There was no assignment of a claim in this case, and, therefore, the fairness considerations that existed in [*22] Royal Park are not present here.
The individual defendants and EEA Life cannot use their inability to obtain the documents as both as a shield and a sword. Unless plaintiff is able to obtain documents from the Guernsey Manager and EEA UK, defendants are precluded from using any documents from these entities with respect to a motion or at trial. Even if some documents from the Guernsey Manager or EEA UK have been produced, permitting defendants to use those documents while the Guernsey Manager and EEA UK are resisting complete production, creates a risk that the documents that have been produced are "cherry picked" and do not tell the entire story. If defendants believe that the Guernsey Manager or EEA UK have documents relevant to their defenses, they also have the option of seeking discovery pursuant to the Hague Convention.
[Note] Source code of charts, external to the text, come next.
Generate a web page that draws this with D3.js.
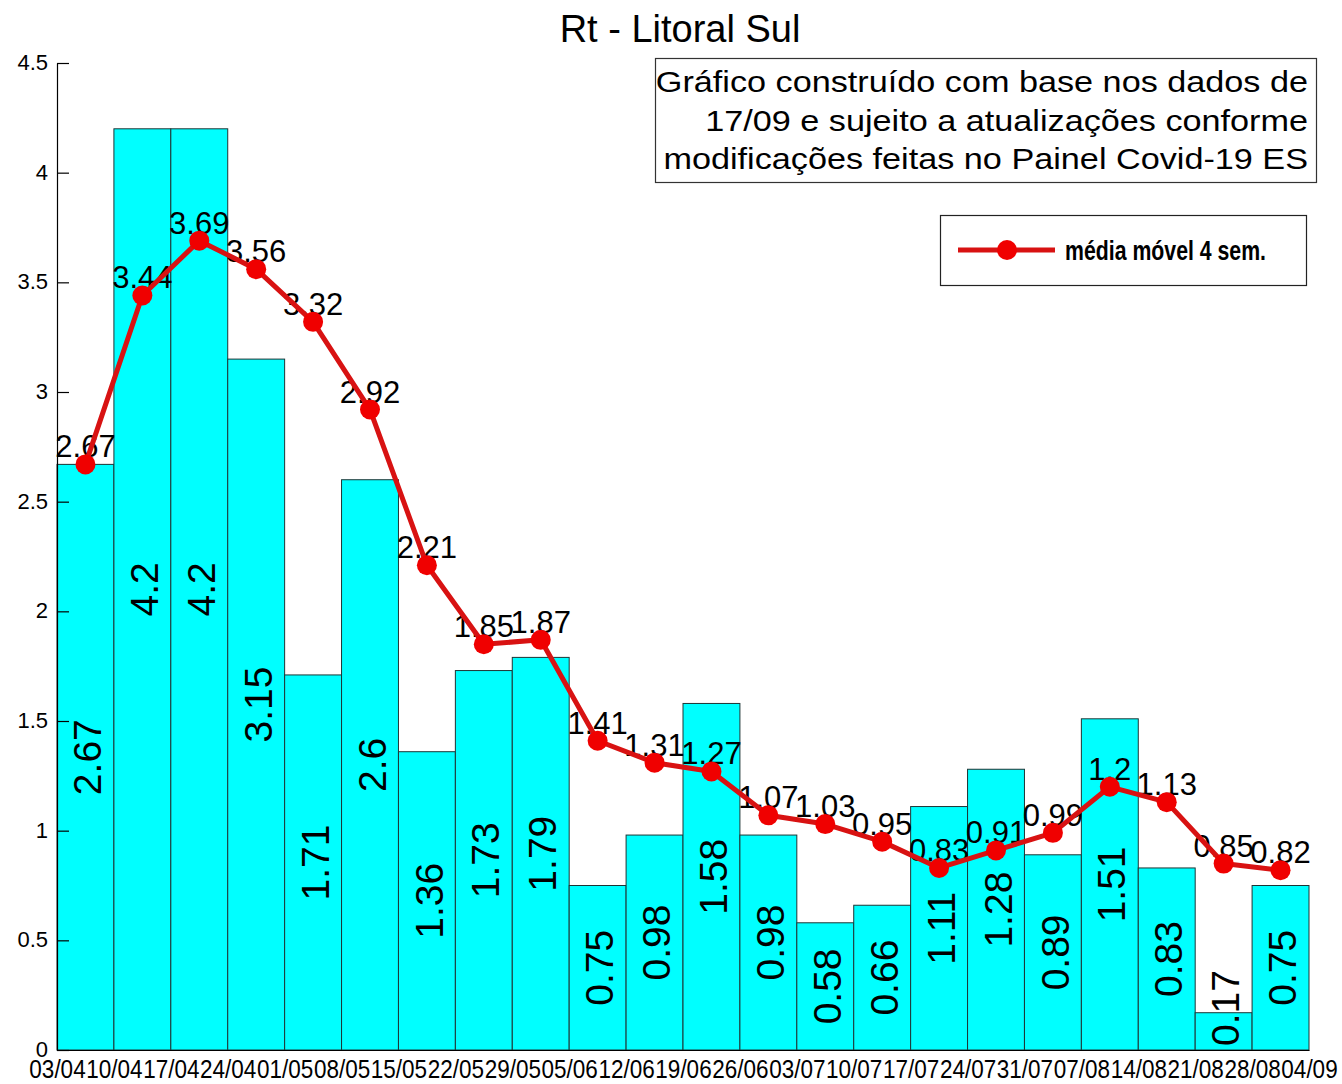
<!DOCTYPE html>
<html>
<head>
<meta charset="utf-8">
<script src="https://cdn.jsdelivr.net/npm/d3@7"></script>
<style>
  html, body { margin: 0; padding: 0; background: #fff; }
  svg { display: block; font-family: "Liberation Sans", Arial, sans-serif; }
</style>
</head>
<body>
<svg id="chart" width="1342" height="1084"></svg>
<script>
const weekLabels = ["03/04","10/04","17/04","24/04","01/05","08/05","15/05","22/05","29/05","05/06","12/06","19/06","26/06","03/07","10/07","17/07","24/07","31/07","07/08","14/08","21/08","28/08","04/09"];
const weeklyRt = [2.67, 4.2, 4.2, 3.15, 1.71, 2.6, 1.36, 1.73, 1.79, 0.75, 0.98, 1.58, 0.98, 0.58, 0.66, 1.11, 1.28, 0.89, 1.51, 0.83, 0.17, 0.75];
const movingAvg = [2.67, 3.44, 3.69, 3.56, 3.32, 2.92, 2.21, 1.85, 1.87, 1.41, 1.31, 1.27, 1.07, 1.03, 0.95, 0.83, 0.91, 0.99, 1.2, 1.13, 0.85, 0.82];
const yTicks = [0, 0.5, 1, 1.5, 2, 2.5, 3, 3.5, 4, 4.5];
const titleText = "Rt - Litoral Sul";
const noteLines = ["Gráfico construído com base nos dados de", "17/09 e sujeito a atualizações conforme", "modificações feitas no Painel Covid-19 ES"];
const legendLabel = "média móvel 4 sem.";

const svg = d3.select("#chart");
const plotLeft = 57, plotRight = 1309, plotTop = 63, plotBottom = 1050;

const x = d3.scaleLinear().domain([0, weeklyRt.length]).range([plotLeft, plotRight]);
const y = d3.scaleLinear().domain([0, 4.5]).range([plotBottom, plotTop]);

// Bars
svg.append("g").selectAll("rect").data(weeklyRt).join("rect")
  .attr("x", (d, i) => x(i))
  .attr("y", d => y(d))
  .attr("width", (d, i) => x(i + 1) - x(i))
  .attr("height", d => y(0) - y(d))
  .attr("fill", "#00ffff")
  .attr("stroke", "#1e3535")
  .attr("stroke-width", 1);

// Bar labels (rotated)
const barLab = svg.append("g").selectAll("text").data(weeklyRt).join("text")
  .text(d => String(d))
  .attr("font-size", 39)
  .attr("text-anchor", "middle")
  .attr("dy", "0.4em")
  .attr("fill", "#000");
barLab.each(function(d, i) {
  const len = this.getComputedTextLength();
  const mid = (y(d) + y(0)) / 2;
  const cy = Math.min(mid, y(0) - len / 2 - 4);
  const cx = (x(i) + x(i + 1)) / 2;
  d3.select(this).attr("transform", `translate(${cx},${cy}) rotate(-90)`);
});

// Y axis
const yAxis = svg.append("g")
  .attr("transform", `translate(${plotLeft},0)`)
  .call(d3.axisLeft(y).tickValues(yTicks).tickFormat(d => String(d)).tickSizeInner(-12).tickSizeOuter(0).tickPadding(9));
yAxis.select(".domain").attr("stroke", "#000").attr("stroke-width", 1.2);
yAxis.selectAll(".tick line").attr("stroke", "#000").attr("stroke-width", 1.2);
yAxis.selectAll(".tick text").attr("font-size", 22).attr("fill", "#000")
  .attr("font-family", "Liberation Sans, Arial, sans-serif")
  .attr("dy", "0.3em");

// X axis
const xAxis = svg.append("g")
  .attr("transform", `translate(0,${plotBottom})`)
  .call(d3.axisBottom(x).tickValues(d3.range(weekLabels.length)).tickFormat(i => weekLabels[i]).tickSize(0).tickPadding(10));
xAxis.select(".domain").attr("stroke", "#000").attr("stroke-width", 1.2);
xAxis.selectAll(".tick text").attr("font-size", 25).attr("fill", "#000")
  .attr("font-family", "Liberation Sans, Arial, sans-serif")
  .attr("transform", "scale(0.9,1)");

// Line labels
svg.append("g").selectAll("text").data(movingAvg).join("text")
  .attr("x", (d, i) => x(i + 0.5))
  .attr("y", d => y(d) - 7)
  .attr("text-anchor", "middle")
  .attr("font-size", 31)
  .attr("fill", "#000")
  .text(d => String(d));

// Line
const line = d3.line().x((d, i) => x(i + 0.5)).y(d => y(d));
svg.append("path").datum(movingAvg)
  .attr("d", line)
  .attr("fill", "none")
  .attr("stroke", "#d81212")
  .attr("stroke-width", 5)
  .attr("stroke-linejoin", "round");
svg.append("g").selectAll("circle").data(movingAvg).join("circle")
  .attr("cx", (d, i) => x(i + 0.5))
  .attr("cy", d => y(d))
  .attr("r", 10)
  .attr("fill", "#f00000");

// Title
svg.append("text")
  .attr("x", 680).attr("y", 42)
  .attr("text-anchor", "middle")
  .attr("font-size", 38)
  .attr("fill", "#000")
  .text(titleText);

// Note box
svg.append("rect")
  .attr("x", 655.5).attr("y", 58.5).attr("width", 661).attr("height", 124)
  .attr("fill", "#fff").attr("stroke", "#333").attr("stroke-width", 1.2);
svg.append("g").selectAll("text").data(noteLines).join("text")
  .attr("transform", (d, i) => `translate(1308,${92 + i * 38.5}) scale(1.18,1)`)
  .attr("text-anchor", "end")
  .attr("font-size", 29)
  .attr("fill", "#000")
  .text(d => d);

// Legend
const lg = svg.append("g");
lg.append("rect")
  .attr("x", 940.5).attr("y", 215.5).attr("width", 366).attr("height", 70)
  .attr("fill", "#fff").attr("stroke", "#222").attr("stroke-width", 1.2);
lg.append("line")
  .attr("x1", 958).attr("x2", 1055).attr("y1", 250).attr("y2", 250)
  .attr("stroke", "#d81212").attr("stroke-width", 5);
lg.append("circle").attr("cx", 1007).attr("cy", 250).attr("r", 10).attr("fill", "#f00000");
lg.append("text")
  .attr("transform", "translate(1065,260) scale(0.76,1)")
  .attr("font-size", 28)
  .attr("font-weight", "bold")
  .attr("fill", "#000")
  .text(legendLabel);
</script>
</body>
</html>
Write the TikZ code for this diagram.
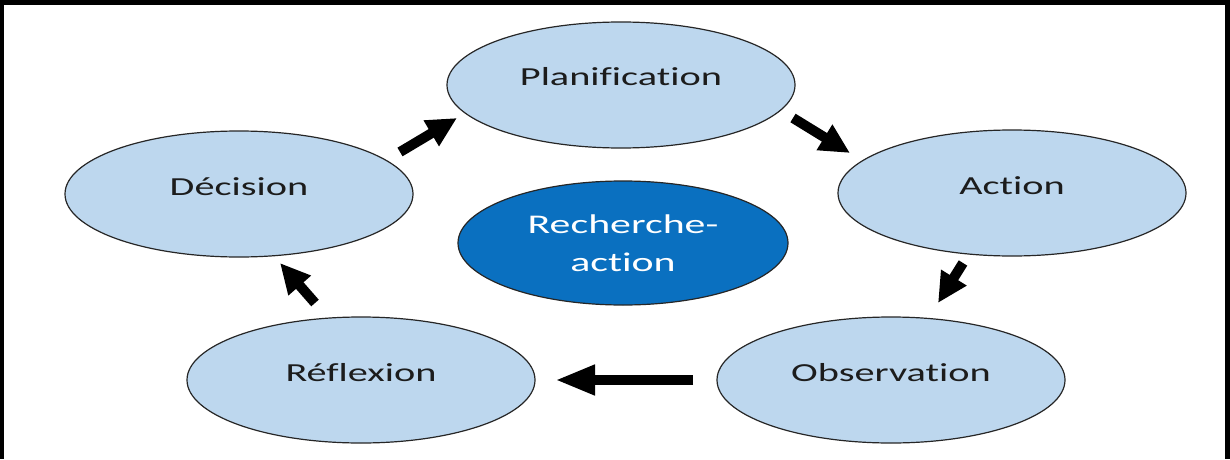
\documentclass[tikz,border=0pt]{standalone}
\usepackage{fontspec}
\setmainfont{Carlito}[FakeStretch=1.55,Ligatures=NoCommon]
\usetikzlibrary{shapes.geometric,arrows.meta}
\definecolor{lightfill}{HTML}{BDD7EE}
\definecolor{darkfill}{HTML}{0A70C0}
\definecolor{txt}{HTML}{1C1C1C}
\begin{document}
\begin{tikzpicture}[x=1pt,y=1pt,
  stage/.style={ellipse,draw=black!85,line width=1.2pt,fill=lightfill,
    minimum width=348pt,minimum height=126pt,inner sep=0pt},
  core/.style={ellipse,draw=black!85,line width=1.2pt,fill=darkfill,
    minimum width=330pt,minimum height=124pt,inner sep=0pt,
    text=white,align=center,font=\fontsize{27}{38}\selectfont},
  lbl/.style={text=txt,font=\fontsize{26}{30}\selectfont},
  blockarrow/.style={line width=10pt,-{Triangle[length=30pt,width=28pt]},black}]
\useasboundingbox (0,0) rectangle (1230,459);
\fill[white] (0,0) rectangle (1230,459);
\draw[line width=5pt,line join=miter] (1.75,0) -- (1.75,456.5) -- (1227.5,456.5) -- (1227.5,0);
\node[stage] (plan) at (621,374) {};
\node[lbl] at ([yshift=8pt]plan.center) {Planification};
\node[stage] (dec) at (239,265) {};
\node[lbl] at ([yshift=7pt]dec.center) {Décision};
\node[stage] (act) at (1012,266) {};
\node[lbl] at ([yshift=7pt]act.center) {Action};
\node[stage] (obs) at (891,79) {};
\node[lbl] at ([yshift=7pt]obs.center) {Observation};
\node[stage] (ref) at (361,79) {};
\node[lbl] at ([yshift=7pt]ref.center) {Réflexion};
\node[core] (ra) at (623,216) {Recherche-\\action};
\coordinate (a1s) at (400,307); \coordinate (a1e) at (457,341);
\coordinate (a2s) at (793,341); \coordinate (a2e) at (850,306);
\coordinate (a3s) at (963,196); \coordinate (a3e) at (938,156);
\coordinate (a4s) at (693,79);  \coordinate (a4e) at (555,79);
\coordinate (a5s) at (315,156); \coordinate (a5e) at (280,196);
\draw[blockarrow] (a1s) -- (a1e);
\draw[blockarrow] (a2s) -- (a2e);
\draw[blockarrow] (a3s) -- (a3e);
\draw[line width=10pt,-{Triangle[length=40pt,width=28pt]}] (a4s) -- (a4e);
\draw[blockarrow] (a5s) -- (a5e);
\end{tikzpicture}
\end{document}
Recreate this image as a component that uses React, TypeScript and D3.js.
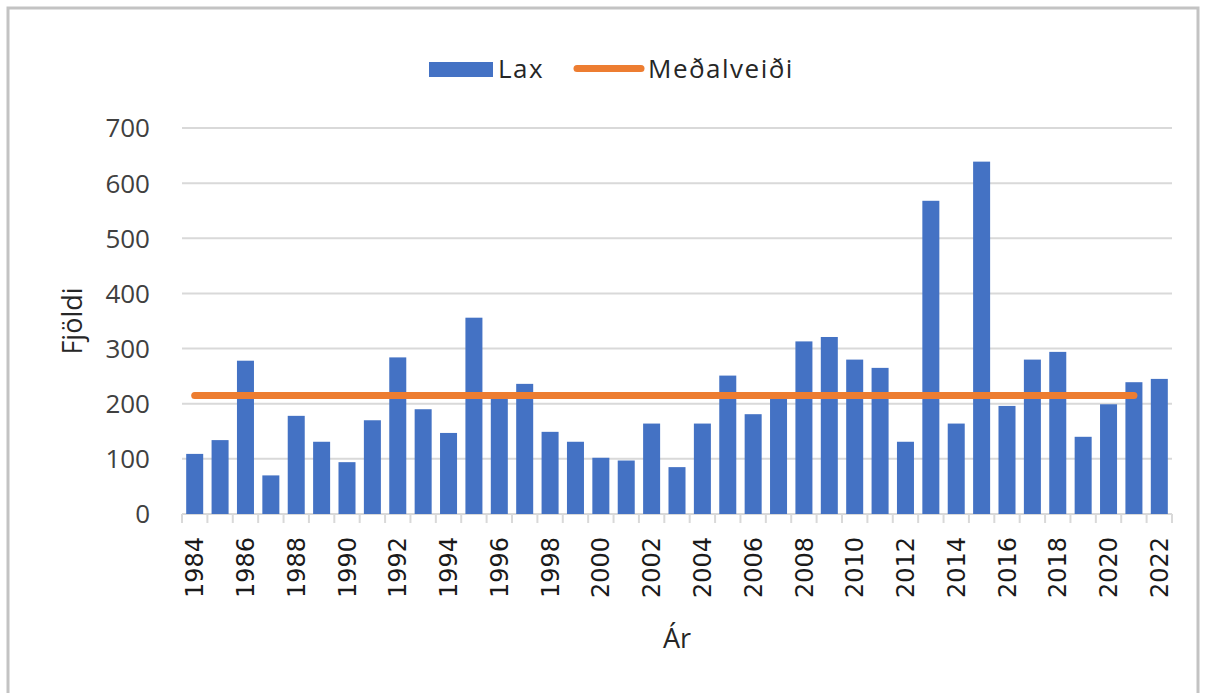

Finally, I have considered plaintiff's request for an adverse inference instruction as a sanction and conclude that it is not appropriate. The individual defendants and EEA Life have complied with my prior Orders directing them to attempt to obtain the documents and there really is no evidence that their failure to obtain the documents was in intentional or even [*23] the product of recklessness or negligence.
Accordingly, for all the foregoing reasons, plaintiff's application for an order compelling the individual defendants to produce documents and for sanctions is denied in all respects. In addition, unless the Guernsey Manager and EEA UK make a complete production of documents in this matter, defendants are precluded from using any documents from either.
1 For reasons that are explained elsewhere, the French Blocking statute is unique and constitutes an exception to the principle set out above. See generally In re Vivendi Universal, S.A. Sec. Litig., 02 Civ. 5571 (RJH)(HBP), 2006 WL 3378115 at *3-*4 (S.D.N.Y. Nov. 16, 2006); Compagnie Francaise d'Assurance Pour le Commerce Exterieur v. Phillips Petroleum Co., 105 F.R.D. 16, 30 (S.D.N.Y. 1984) (Keenan, D.J.); Bodner v. Banque Paribas, 202 F.R.D. 370, 375 (E.D.N.Y. 2000).
2 Judge Chin reserved decision on the whether the lesser sanction of an adverse inference instruction would be imposed.